- **TASK INSTRUCTIONS**: Omit all pictures, then retype the data exactly as given.

- **SUPPLIED DATA**:
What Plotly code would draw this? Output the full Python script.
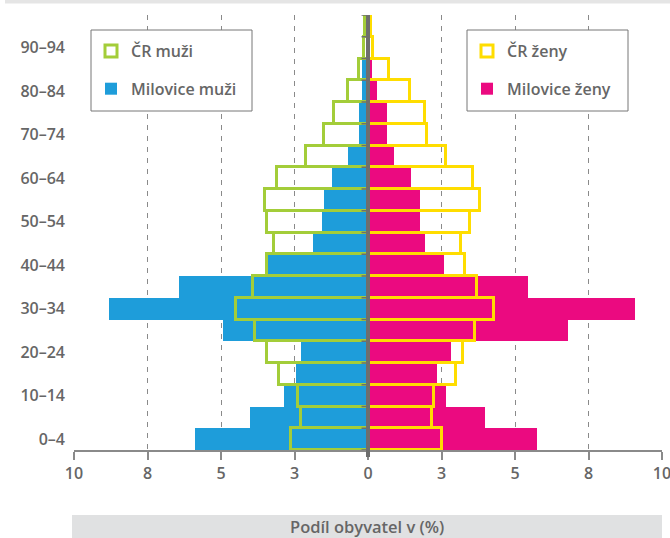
import plotly.graph_objects as go

# ---- data ----
age_groups = ["0–4", "5–9", "10–14", "15–19", "20–24", "25–29", "30–34", "35–39",
              "40–44", "45–49", "50–54", "55–59", "60–64", "65–69", "70–74",
              "75–79", "80–84", "85–89", "90–94", "95+"]
cr_muzi = [2.61, 2.29, 2.38, 3.03, 3.42, 3.84, 4.48, 3.91, 3.42, 3.20,
           3.42, 3.50, 3.08, 2.12, 1.48, 1.14, 0.69, 0.29, 0.14, 0.10]
milovice_muzi = [5.89, 4.02, 2.86, 2.46, 2.29, 4.92, 8.81, 6.43, 3.39, 1.88,
                 1.58, 1.48, 1.24, 0.69, 0.29, 0.29, 0.19, 0.19, 0.05, 0.03]
cr_zeny = [2.52, 2.18, 2.26, 2.98, 3.23, 3.63, 4.28, 3.72, 3.30, 3.15,
           3.48, 3.80, 3.56, 2.65, 1.99, 1.93, 1.44, 0.73, 0.18, 0.11]
milovice_zeny = [5.74, 3.99, 2.65, 2.35, 2.82, 6.80, 9.08, 5.45, 2.60, 1.95,
                 1.77, 1.77, 1.47, 0.89, 0.66, 0.66, 0.31, 0.14, 0.08, 0.03]

x_tickvals = [-10, -7.5, -5, -2.5, 0, 2.5, 5, 7.5, 10]
x_ticktext = ["10", "8", "5", "3", "0", "3", "5", "8", "10"]
y_tickvals = age_groups[::2]

BLUE = "#1E9DDA"
PINK = "#EB0A80"
GREEN = "#A3CD39"
YELLOW = "#FFDD00"
GRAY = "#6E6E6E"
TEXT = "#666666"
FONT = dict(family="Open Sans", size=16, color=TEXT, weight=600)
TITLE_FONT = dict(family="Open Sans", size=16.5, color=TEXT, weight=600)

W, H = 670, 538
ML, MR, MT, MB = 74, 8, 15, 88
PW, PH = W - ML - MR, H - MT - MB


def px(xpix):
    return (xpix - ML) / PW


def py(ypix):
    return (H - MB - ypix) / PH


fig = go.Figure()

# Milovice (filled) under ČR (outline)
fig.add_trace(go.Bar(
    y=age_groups, x=[-v for v in milovice_muzi], orientation="h",
    name="Milovice muži", marker=dict(color=BLUE, line=dict(width=0)),
    legend="legend", legendgroup="mm", legendrank=2, hoverinfo="skip"))
fig.add_trace(go.Bar(
    y=age_groups, x=[v for v in milovice_zeny], orientation="h",
    name="Milovice ženy", marker=dict(color=PINK, line=dict(width=0)),
    legend="legend2", legendgroup="mz", legendrank=2, hoverinfo="skip"))
fig.add_trace(go.Bar(
    y=age_groups, x=[-v for v in cr_muzi], orientation="h",
    name="ČR muži", marker=dict(color="rgba(0,0,0,0)", line=dict(color=GREEN, width=3)),
    legend="legend", legendgroup="cm", legendrank=1, hoverinfo="skip"))
fig.add_trace(go.Bar(
    y=age_groups, x=[v for v in cr_zeny], orientation="h",
    name="ČR ženy", marker=dict(color="rgba(0,0,0,0)", line=dict(color=YELLOW, width=3)),
    legend="legend2", legendgroup="cz", legendrank=1, hoverinfo="skip"))

shapes = []
# small ticks on the centre axis at the band boundaries
for i in range(len(age_groups) + 1):
    shapes.append(dict(type="line", xref="x", yref="y", x0=-0.22, x1=0,
                       y0=i - 0.5, y1=i - 0.5, line=dict(color=GRAY, width=1.5),
                       layer="above"))
# central vertical axis
shapes.append(dict(type="line", xref="x", yref="paper", x0=0, x1=0,
                   y0=py(457), y1=py(15),
                   line=dict(color=GRAY, width=4), layer="above"))
# top light strip
shapes.append(dict(type="rect", xref="paper", yref="paper", x0=px(5), x1=px(672),
                   y0=py(3.5), y1=py(-1), fillcolor="#E5E5E5", line=dict(width=0),
                   layer="below"))
# bottom title strip
shapes.append(dict(type="rect", xref="paper", yref="paper", x0=px(72), x1=px(662),
                   y0=py(540), y1=py(515), fillcolor="#E0E1E2", line=dict(width=0),
                   layer="below"))
# legend boxes
for x0, x1 in ((91, 252), (467, 628)):
    shapes.append(dict(type="rect", xref="paper", yref="paper", x0=px(x0), x1=px(x1),
                       y0=py(111), y1=py(30), fillcolor="white",
                       line=dict(color="#777777", width=1), layer="above"))

legend_common = dict(
    bgcolor="rgba(0,0,0,0)", borderwidth=0, font=FONT,
    traceorder="grouped", tracegroupgap=14, xanchor="left", yanchor="top",
    itemclick=False, itemdoubleclick=False)

fig.update_layout(
    width=W, height=H,
    margin=dict(l=ML, r=MR, t=MT, b=MB, autoexpand=False),
    paper_bgcolor="white", plot_bgcolor="white",
    barmode="overlay", bargap=0,
    font=FONT,
    shapes=shapes,
    legend=dict(x=px(91), y=py(34), **legend_common),
    legend2=dict(x=px(467), y=py(34), **legend_common),
    annotations=[dict(text="Podíl obyvatel v (%)", xref="paper", yref="paper",
                      x=px(367), y=py(526), showarrow=False, xanchor="center",
                      yanchor="middle", font=TITLE_FONT)],
    xaxis=dict(range=[-10, 10], tickvals=x_tickvals, ticktext=x_ticktext,
               showgrid=True, gridcolor="#8A8A8A", gridwidth=1, griddash="5px,6px",
               zeroline=False, showline=True, linecolor="#8A8A8A", linewidth=1.5,
               ticks="outside", ticklen=8, tickcolor="#8A8A8A", tickwidth=1.5,
               tickfont=FONT, fixedrange=True, automargin=False,
               ticklabeloverflow="allow"),
    yaxis=dict(type="category", categoryorder="array", categoryarray=age_groups,
               range=[-0.5, len(age_groups) - 0.5],
               tickvals=y_tickvals, ticktext=y_tickvals, showgrid=False,
               zeroline=False, showline=False, ticks="", tickfont=FONT,
               ticklabelstandoff=8, fixedrange=True, automargin=False),
)

fig.write_html("out.html", config={"displayModeBar": False},
               post_script="document.body.style.margin='0';document.body.style.overflow='hidden';")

- **ANSWER IN FULL**:
What Plotly code would draw this? Output the full Python script.
import plotly.graph_objects as go

# ---- data ----
age_groups = ["0–4", "5–9", "10–14", "15–19", "20–24", "25–29", "30–34", "35–39",
              "40–44", "45–49", "50–54", "55–59", "60–64", "65–69", "70–74",
              "75–79", "80–84", "85–89", "90–94", "95+"]
cr_muzi = [2.61, 2.29, 2.38, 3.03, 3.42, 3.84, 4.48, 3.91, 3.42, 3.20,
           3.42, 3.50, 3.08, 2.12, 1.48, 1.14, 0.69, 0.29, 0.14, 0.10]
milovice_muzi = [5.89, 4.02, 2.86, 2.46, 2.29, 4.92, 8.81, 6.43, 3.39, 1.88,
                 1.58, 1.48, 1.24, 0.69, 0.29, 0.29, 0.19, 0.19, 0.05, 0.03]
cr_zeny = [2.52, 2.18, 2.26, 2.98, 3.23, 3.63, 4.28, 3.72, 3.30, 3.15,
           3.48, 3.80, 3.56, 2.65, 1.99, 1.93, 1.44, 0.73, 0.18, 0.11]
milovice_zeny = [5.74, 3.99, 2.65, 2.35, 2.82, 6.80, 9.08, 5.45, 2.60, 1.95,
                 1.77, 1.77, 1.47, 0.89, 0.66, 0.66, 0.31, 0.14, 0.08, 0.03]

x_tickvals = [-10, -7.5, -5, -2.5, 0, 2.5, 5, 7.5, 10]
x_ticktext = ["10", "8", "5", "3", "0", "3", "5", "8", "10"]
y_tickvals = age_groups[::2]

BLUE = "#1E9DDA"
PINK = "#EB0A80"
GREEN = "#A3CD39"
YELLOW = "#FFDD00"
GRAY = "#6E6E6E"
TEXT = "#666666"
FONT = dict(family="Open Sans", size=16, color=TEXT, weight=600)
TITLE_FONT = dict(family="Open Sans", size=16.5, color=TEXT, weight=600)

W, H = 670, 538
ML, MR, MT, MB = 74, 8, 15, 88
PW, PH = W - ML - MR, H - MT - MB


def px(xpix):
    return (xpix - ML) / PW


def py(ypix):
    return (H - MB - ypix) / PH


fig = go.Figure()

# Milovice (filled) under ČR (outline)
fig.add_trace(go.Bar(
    y=age_groups, x=[-v for v in milovice_muzi], orientation="h",
    name="Milovice muži", marker=dict(color=BLUE, line=dict(width=0)),
    legend="legend", legendgroup="mm", legendrank=2, hoverinfo="skip"))
fig.add_trace(go.Bar(
    y=age_groups, x=[v for v in milovice_zeny], orientation="h",
    name="Milovice ženy", marker=dict(color=PINK, line=dict(width=0)),
    legend="legend2", legendgroup="mz", legendrank=2, hoverinfo="skip"))
fig.add_trace(go.Bar(
    y=age_groups, x=[-v for v in cr_muzi], orientation="h",
    name="ČR muži", marker=dict(color="rgba(0,0,0,0)", line=dict(color=GREEN, width=3)),
    legend="legend", legendgroup="cm", legendrank=1, hoverinfo="skip"))
fig.add_trace(go.Bar(
    y=age_groups, x=[v for v in cr_zeny], orientation="h",
    name="ČR ženy", marker=dict(color="rgba(0,0,0,0)", line=dict(color=YELLOW, width=3)),
    legend="legend2", legendgroup="cz", legendrank=1, hoverinfo="skip"))

shapes = []
# small ticks on the centre axis at the band boundaries
for i in range(len(age_groups) + 1):
    shapes.append(dict(type="line", xref="x", yref="y", x0=-0.22, x1=0,
                       y0=i - 0.5, y1=i - 0.5, line=dict(color=GRAY, width=1.5),
                       layer="above"))
# central vertical axis
shapes.append(dict(type="line", xref="x", yref="paper", x0=0, x1=0,
                   y0=py(457), y1=py(15),
                   line=dict(color=GRAY, width=4), layer="above"))
# top light strip
shapes.append(dict(type="rect", xref="paper", yref="paper", x0=px(5), x1=px(672),
                   y0=py(3.5), y1=py(-1), fillcolor="#E5E5E5", line=dict(width=0),
                   layer="below"))
# bottom title strip
shapes.append(dict(type="rect", xref="paper", yref="paper", x0=px(72), x1=px(662),
                   y0=py(540), y1=py(515), fillcolor="#E0E1E2", line=dict(width=0),
                   layer="below"))
# legend boxes
for x0, x1 in ((91, 252), (467, 628)):
    shapes.append(dict(type="rect", xref="paper", yref="paper", x0=px(x0), x1=px(x1),
                       y0=py(111), y1=py(30), fillcolor="white",
                       line=dict(color="#777777", width=1), layer="above"))

legend_common = dict(
    bgcolor="rgba(0,0,0,0)", borderwidth=0, font=FONT,
    traceorder="grouped", tracegroupgap=14, xanchor="left", yanchor="top",
    itemclick=False, itemdoubleclick=False)

fig.update_layout(
    width=W, height=H,
    margin=dict(l=ML, r=MR, t=MT, b=MB, autoexpand=False),
    paper_bgcolor="white", plot_bgcolor="white",
    barmode="overlay", bargap=0,
    font=FONT,
    shapes=shapes,
    legend=dict(x=px(91), y=py(34), **legend_common),
    legend2=dict(x=px(467), y=py(34), **legend_common),
    annotations=[dict(text="Podíl obyvatel v (%)", xref="paper", yref="paper",
                      x=px(367), y=py(526), showarrow=False, xanchor="center",
                      yanchor="middle", font=TITLE_FONT)],
    xaxis=dict(range=[-10, 10], tickvals=x_tickvals, ticktext=x_ticktext,
               showgrid=True, gridcolor="#8A8A8A", gridwidth=1, griddash="5px,6px",
               zeroline=False, showline=True, linecolor="#8A8A8A", linewidth=1.5,
               ticks="outside", ticklen=8, tickcolor="#8A8A8A", tickwidth=1.5,
               tickfont=FONT, fixedrange=True, automargin=False,
               ticklabeloverflow="allow"),
    yaxis=dict(type="category", categoryorder="array", categoryarray=age_groups,
               range=[-0.5, len(age_groups) - 0.5],
               tickvals=y_tickvals, ticktext=y_tickvals, showgrid=False,
               zeroline=False, showline=False, ticks="", tickfont=FONT,
               ticklabelstandoff=8, fixedrange=True, automargin=False),
)

fig.write_html("out.html", config={"displayModeBar": False},
               post_script="document.body.style.margin='0';document.body.style.overflow='hidden';")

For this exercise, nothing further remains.